O presidente do Banco do Brasil, Aldemir Bendine, após reunião com o ministro Guido Mantega na quarta-feira, sinalizou que os spreads bancários precisam cair. Os bancos privados vão esperar os públicos baixarem esses spreads para então acompanhar o movimento?

A Febraban tem entre seus associados bancos públicos e privados, incluindo nacionais e estrangeiros. A Febraban, em princípio, não deve entrar em discussões que envolvam competição e formação de preços entre os associados. Zelamos pela manutenção da competição e da transparência em todos os mercados. Se algum banco tomar decisão de reduzir determinada taxa, imagino que os competidores vão avaliar esse movimento, levar em consideração suas estratégias, seus cenários e decidir se acompanham esse movimento ou não. É verdade que os spreads no Brasil são altos e precisam cair, mas para que isso realmente ocorra de forma sustentada é importante trabalhar nos fatores que fazem com que o spread seja elevado no País. Por exemplo, no Brasil há uma taxa muito baixa de recuperação dos créditos que ficam inadimplentes. A taxa de inadimplência em si não é tão alta, comparada internacionalmente, mas a taxa de recuperação é baixa em razão de problemas no nosso sistema judiciário. Os tributos sobre a intermediação financeira no Brasil são mais elevados que em outros países. Os depósitos compulsórios no País também são bastante elevados. Essas são as principais razões pelas quais o spread é alto. Esses fatores representam três quartos do spread: a inadimplência, o custo da tributação, os custos administrativos e o custo do depósito compulsório. O lucro dos bancos é menos de um quarto do spread. Então nós, na Febraban, somos a favor de redução dos spreads, mas achamos que isso não deve ser uma agenda política; deve ser uma agenda técnica e institucional, baseada nesses fatores que são determinantes do spread. Estamos, obviamente, sempre prontos a trabalhar nessa agenda com o governo.

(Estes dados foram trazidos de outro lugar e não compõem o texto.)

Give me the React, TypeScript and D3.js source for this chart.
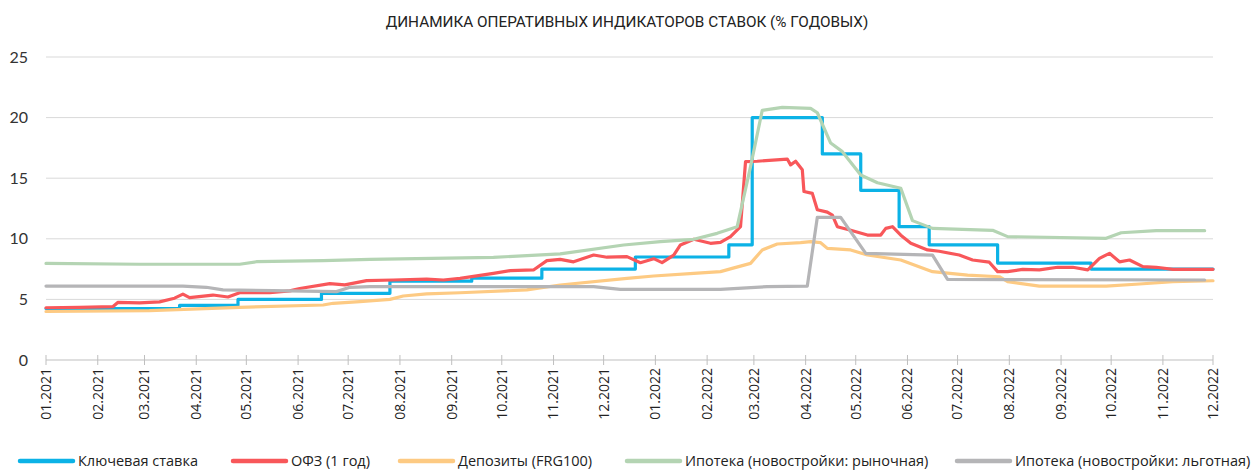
import React from "react";
import * as d3 from "d3";

const title = "ДИНАМИКА ОПЕРАТИВНЫХ ИНДИКАТОРОВ СТАВОК (% ГОДОВЫХ)";

const yTicks = [0, 5, 10, 15, 20, 25];

// Ключевая ставка
const keyDates = ["2021-01-01", "2021-03-22", "2021-04-26", "2021-06-15", "2021-07-26", "2021-09-13", "2021-10-25", "2021-12-20", "2022-02-14", "2022-02-28", "2022-04-11", "2022-05-04", "2022-05-27", "2022-06-14", "2022-07-25", "2022-09-19", "2022-12-01"];
const keyValues = [4.25, 4.5, 5.0, 5.5, 6.5, 6.75, 7.5, 8.5, 9.5, 20, 17, 14, 11, 9.5, 8, 7.5, 7.5];

// ОФЗ (1 год)
const ofzDates = ["2021-01-01", "2021-01-21", "2021-02-10", "2021-02-13", "2021-02-26", "2021-03-10", "2021-03-19", "2021-03-24", "2021-03-28", "2021-04-11", "2021-04-20", "2021-04-27", "2021-05-15", "2021-05-27", "2021-06-02", "2021-06-20", "2021-06-29", "2021-07-12", "2021-07-28", "2021-08-17", "2021-08-27", "2021-09-06", "2021-09-26", "2021-10-06", "2021-10-20", "2021-10-28", "2021-11-05", "2021-11-13", "2021-11-25", "2021-12-03", "2021-12-15", "2021-12-23", "2021-12-31", "2022-01-05", "2022-01-12", "2022-01-16", "2022-01-24", "2022-02-03", "2022-02-09", "2022-02-15", "2022-02-21", "2022-02-24", "2022-03-03", "2022-03-21", "2022-03-23", "2022-03-26", "2022-03-30", "2022-03-31", "2022-04-05", "2022-04-08", "2022-04-14", "2022-04-17", "2022-04-20", "2022-04-28", "2022-05-08", "2022-05-16", "2022-05-19", "2022-05-23", "2022-05-28", "2022-06-03", "2022-06-13", "2022-06-20", "2022-07-02", "2022-07-10", "2022-07-20", "2022-07-25", "2022-07-31", "2022-08-09", "2022-08-19", "2022-08-30", "2022-09-08", "2022-09-17", "2022-09-24", "2022-09-30", "2022-10-06", "2022-10-12", "2022-10-20", "2022-10-28", "2022-11-07", "2022-12-01"];
const ofzValues = [4.31, 4.35, 4.4, 4.75, 4.72, 4.8, 5.1, 5.44, 5.14, 5.36, 5.2, 5.55, 5.55, 5.7, 5.9, 6.3, 6.2, 6.55, 6.6, 6.68, 6.6, 6.74, 7.15, 7.37, 7.43, 8.2, 8.3, 8.1, 8.66, 8.48, 8.53, 8.03, 8.36, 8.03, 8.66, 9.49, 9.96, 9.63, 9.7, 10.18, 11.0, 16.36, 16.4, 16.58, 16.1, 16.4, 15.7, 13.9, 13.75, 12.4, 12.2, 11.96, 11.0, 10.7, 10.31, 10.31, 10.86, 11.0, 10.3, 9.63, 9.08, 8.97, 8.66, 8.25, 8.07, 7.29, 7.29, 7.48, 7.43, 7.65, 7.65, 7.43, 8.39, 8.8, 8.1, 8.25, 7.7, 7.65, 7.48, 7.48];

// Депозиты (FRG100)
const depDates = ["2021-01-01", "2021-03-04", "2021-04-27", "2021-06-16", "2021-06-22", "2021-07-08", "2021-07-26", "2021-08-03", "2021-08-17", "2021-09-06", "2021-10-16", "2021-11-05", "2021-12-15", "2021-12-31", "2022-01-24", "2022-02-09", "2022-02-16", "2022-02-27", "2022-03-06", "2022-03-15", "2022-03-29", "2022-04-04", "2022-04-10", "2022-04-14", "2022-04-28", "2022-05-08", "2022-05-28", "2022-06-16", "2022-07-07", "2022-07-26", "2022-07-31", "2022-08-19", "2022-09-28", "2022-10-18", "2022-11-07", "2022-12-01"];
const depValues = [4.0, 4.07, 4.35, 4.54, 4.68, 4.81, 5.0, 5.28, 5.45, 5.55, 5.78, 6.19, 6.74, 6.93, 7.15, 7.29, 7.56, 7.97, 9.08, 9.57, 9.68, 9.76, 9.68, 9.21, 9.08, 8.66, 8.25, 7.29, 7.0, 6.87, 6.46, 6.1, 6.1, 6.27, 6.46, 6.54];

// Ипотека (новостройки: рыночная)
const mktDates = ["2021-01-01", "2021-02-26", "2021-04-27", "2021-05-07", "2021-06-16", "2021-07-14", "2021-09-26", "2021-11-05", "2021-12-13", "2022-01-04", "2022-01-24", "2022-02-07", "2022-02-19", "2022-02-27", "2022-03-06", "2022-03-18", "2022-04-04", "2022-04-08", "2022-04-16", "2022-04-23", "2022-05-04", "2022-05-14", "2022-05-28", "2022-06-04", "2022-06-16", "2022-07-22", "2022-07-31", "2022-09-28", "2022-10-07", "2022-10-28", "2022-11-26"];
const mktValues = [7.97, 7.9, 7.9, 8.11, 8.2, 8.31, 8.47, 8.75, 9.49, 9.76, 9.96, 10.45, 11.0, 15.95, 20.6, 20.85, 20.76, 20.4, 17.9, 17.19, 15.26, 14.63, 14.17, 11.5, 10.86, 10.7, 10.18, 10.04, 10.5, 10.67, 10.67];

// Ипотека (новостройки: льготная)
const prefDates = ["2021-01-01", "2021-03-24", "2021-04-07", "2021-04-17", "2021-05-17", "2021-06-24", "2021-07-02", "2021-07-14", "2021-11-25", "2021-12-11", "2022-02-09", "2022-03-09", "2022-04-02", "2022-04-08", "2022-04-22", "2022-05-07", "2022-06-16", "2022-06-25", "2022-11-26"];
const prefValues = [6.1, 6.1, 6.0, 5.78, 5.72, 5.64, 6.0, 6.05, 6.05, 5.83, 5.83, 6.05, 6.1, 11.77, 11.77, 8.8, 8.66, 6.65, 6.6];

const parse = d3.timeParse("%Y-%m-%d");

const series = [
  { name: "Ключевая ставка", color: "#0cb2e6", dates: keyDates, values: keyValues, step: true },
  { name: "ОФЗ (1 год)", color: "#f8575a", dates: ofzDates, values: ofzValues, step: false },
  { name: "Депозиты (FRG100)", color: "#fdca83", dates: depDates, values: depValues, step: false },
  { name: "Ипотека (новостройки: рыночная)", color: "#b4d4b3", dates: mktDates, values: mktValues, step: false },
  { name: "Ипотека (новостройки: льготная)", color: "#b5b5b7", dates: prefDates, values: prefValues, step: false },
];

const legendX = [20, 233, 400, 627, 957];

export default function App() {
  const width = 1255;
  const height = 470;
  const margin = { left: 46, right: 42, top: 57, bottom: 110 };

  const x = d3
    .scaleTime()
    .domain([parse("2021-01-01")!, parse("2022-12-01")!])
    .range([margin.left, width - margin.right]);
  const y = d3.scaleLinear().domain([0, 25]).range([height - margin.bottom, margin.top]);

  const months = d3.timeMonth.range(parse("2021-01-01")!, d3.timeDay.offset(parse("2022-12-01")!, 1));
  const fmt = d3.timeFormat("%m.%Y");

  const axisFont = "Lato, 'Liberation Sans', sans-serif";
  const labelFont = "'Open Sans', Roboto, sans-serif";

  return (
    <svg width={width} height={height} style={{ position: "absolute", left: 0, top: 0, background: "#fff" }}>
      <text x={627} y={27} textAnchor="middle" fontFamily="'Liberation Sans Narrow', 'Roboto', sans-serif" fontSize={15.3} fill="#222">
        {title}
      </text>

      {yTicks.map((t) => (
        <g key={t}>
          {t > 0 && <line x1={margin.left} x2={width - margin.right} y1={y(t)} y2={y(t)} stroke="#d9d9d9" strokeWidth={1} />}
          <text x={28} y={y(t)} dy="0.35em" textAnchor="end" fontFamily={axisFont} fontSize={16} fill="#333">
            {t}
          </text>
        </g>
      ))}

      <line x1={margin.left} x2={width - margin.right} y1={y(0)} y2={y(0)} stroke="#bfbfbf" strokeWidth={1} />
      {months.map((m) => (
        <g key={m.toISOString()}>
          <line x1={x(m)} x2={x(m)} y1={y(0) - 5} y2={y(0) + 5} stroke="#bfbfbf" strokeWidth={1} />
          <text
            transform={`translate(${x(m)},${y(0) + 8}) rotate(-90)`}
            textAnchor="end"
            dy="0.35em"
            fontFamily={labelFont}
            fontSize={14}
            fill="#222"
          >
            {fmt(m)}
          </text>
        </g>
      ))}

      {series.map((s) => {
        const pts = s.dates.map((d, i) => [parse(d)!, s.values[i]] as [Date, number]);
        const line = d3
          .line<[Date, number]>()
          .x((d) => x(d[0]))
          .y((d) => y(d[1]))
          .curve(s.step ? d3.curveStepAfter : d3.curveLinear);
        return (
          <path key={s.name} d={line(pts) || ""} fill="none" stroke={s.color} strokeWidth={3.2} strokeLinejoin="round" strokeLinecap="round" />
        );
      })}

      {series.map((s, i) => (
        <g key={s.name} transform={`translate(${legendX[i]},461)`}>
          <line x1={0} x2={53} y1={0} y2={0} stroke={s.color} strokeWidth={4.5} strokeLinecap="round" />
          <text x={58} y={0} dy="0.35em" fontFamily={labelFont} fontSize={14.5} fill="#222">
            {s.name}
          </text>
        </g>
      ))}
    </svg>
  );
}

Com a taxa Selic caindo mais que o previsto, o crédito deve crescer mais em 2012? As últimas estimativas da Febraban quanto ao crescimento de crédito devem ser revistas?

A Selic caiu mais rápido do que o previsto neste último movimento (do Copom), mas a ata deixou claro que os juros vão cair até 9%, nível que muitos bancos já estavam prevendo. Acho cedo rever as projeções de expansão do crédito. A Selic mais baixa e a retirada de alguma dessas medidas macroprudenciais ajudam. O cenário externo melhorou um pouco com a redução do risco de ruptura financeira na Europa. A expectativa é que a economia brasileira em 2012 vai crescer mais que em 2011. Todos esses fatores apontam para um cenário favorável para o mercado de crédito, mas continuamos com a projeção de crescimento de 16% de expansão no crédito para pessoas físicas e de 15% para pessoas jurídicas. Isso no mercado de crédito livre, que não opera a taxas subsidiadas. No mercado de crédito direcionado, nos últimos anos, o crescimento tem sido maior.

E quais são as suas expectativas em relação à inadimplência? Com a queda mais acelerada dos juros, a inadimplência pode voltar a cair já neste ano?

A previsão nossa é que a inadimplência vai estabilizar e registrará baixa ainda este ano. Nesses dois primeiros meses, já vimos sinais dessa estabilização. No ano passado, houve aumento da inadimplência, principalmente das pessoas físicas, cuja taxa de inadimplência passou de 6,5% para 7,3%, mas não houve aumento significativo da inadimplência das pessoas jurídicas, que representam a maior parte do crédito ao setor privado: dos cerca de 49% do PIB de crédito ao setor privado, cerca de 22% vão para empréstimos a pessoas físicas e cerca de 27% vão para pessoas jurídicas.

E em que momento, a inadimplência pode começar a cair?

Talvez a partir do segundo semestre. Acredito que vamos continuar em 2013 também com um cenário mais favorável para a inadimplência.